Exercise objective: Return the lines below exactly, from the first line to the line that contains "separacion = [0.26, 0.26, 0.26, 0.26, 0.26]". Leave out pictures.
-- Start of Source data --
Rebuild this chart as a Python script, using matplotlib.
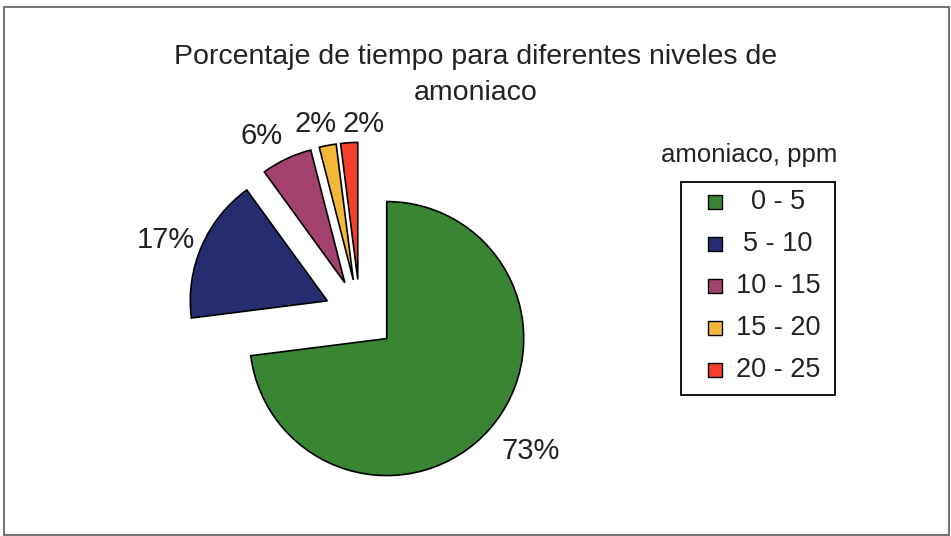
import matplotlib
matplotlib.use("Agg")
import matplotlib.pyplot as plt
from matplotlib.patches import Rectangle

plt.rcParams['font.family'] = ['Liberation Sans', 'DejaVu Sans']

# datos
niveles = ["0 - 5", "5 - 10", "10 - 15", "15 - 20", "20 - 25"]
porcentajes = [73, 17, 6, 2, 2]
colores = ["#3a8533", "#262d6e", "#a3416f", "#f2b83a", "#f4402a"]
separacion = [0.26, 0.26, 0.26, 0.26, 0.26]

titulo = "Porcentaje de tiempo para diferentes niveles de\namoniaco"
titulo_leyenda = "amoniaco, ppm"

W, H = 951, 536
R = 137
fig = plt.figure(figsize=(W / 100, H / 100), dpi=100)
ax = fig.add_axes([0, 0, 1, 1])

# pastel en coordenadas de pixel (explode de matplotlib no escala con el radio)
wedges, textos, pcts = ax.pie(porcentajes, colors=colores,
                              explode=[s * R for s in separacion],
                              startangle=90, counterclock=False,
                              radius=R, center=(360, H - 315),
                              autopct='%1.0f%%', pctdistance=1.29,
                              wedgeprops=dict(edgecolor='black', linewidth=1.2),
                              textprops=dict(fontsize=21, color='#222222'))

# ajuste de etiquetas (Excel las acomoda a su manera), en pixeles
ajustes = [(11, 4), (1, -9), (-8, -13), (-5, -18), (17, -21)]
for t, (dx, dy) in zip(pcts, ajustes):
    x, y = t.get_position()
    t.set_position((x + dx, y + dy))

ax.set_xlim(0, W)
ax.set_ylim(0, H)
ax.set_aspect('equal')
ax.axis('off')

# marco del grafico
ax.add_patch(Rectangle((4, 1), W - 6, H - 8, fill=False, edgecolor='#777777', linewidth=1.5))

ax.text(476, H - 75, titulo, ha='center', va='center', fontsize=20.5,
        color='#222222', linespacing=1.45)

# leyenda
ax.text(749, H - 155, titulo_leyenda, ha='center', va='center', fontsize=18.5, color='#222222')
ax.add_patch(Rectangle((681, H - 395), 154, 213, fill=False, edgecolor='black', linewidth=1.3))
for i, (nivel, color) in enumerate(zip(niveles, colores)):
    yy = H - 202 - 42 * i
    ax.add_patch(Rectangle((708, yy - 7), 14, 14, facecolor=color, edgecolor='black', linewidth=1))
    ax.text(778, yy, nivel, ha='center', va='center', fontsize=19.5, color='#222222')

fig.savefig("out.png", dpi=100)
-- End of Source data --
Response:
Rebuild this chart as a Python script, using matplotlib.
import matplotlib
matplotlib.use("Agg")
import matplotlib.pyplot as plt
from matplotlib.patches import Rectangle

plt.rcParams['font.family'] = ['Liberation Sans', 'DejaVu Sans']

# datos
niveles = ["0 - 5", "5 - 10", "10 - 15", "15 - 20", "20 - 25"]
porcentajes = [73, 17, 6, 2, 2]
colores = ["#3a8533", "#262d6e", "#a3416f", "#f2b83a", "#f4402a"]
separacion = [0.26, 0.26, 0.26, 0.26, 0.26]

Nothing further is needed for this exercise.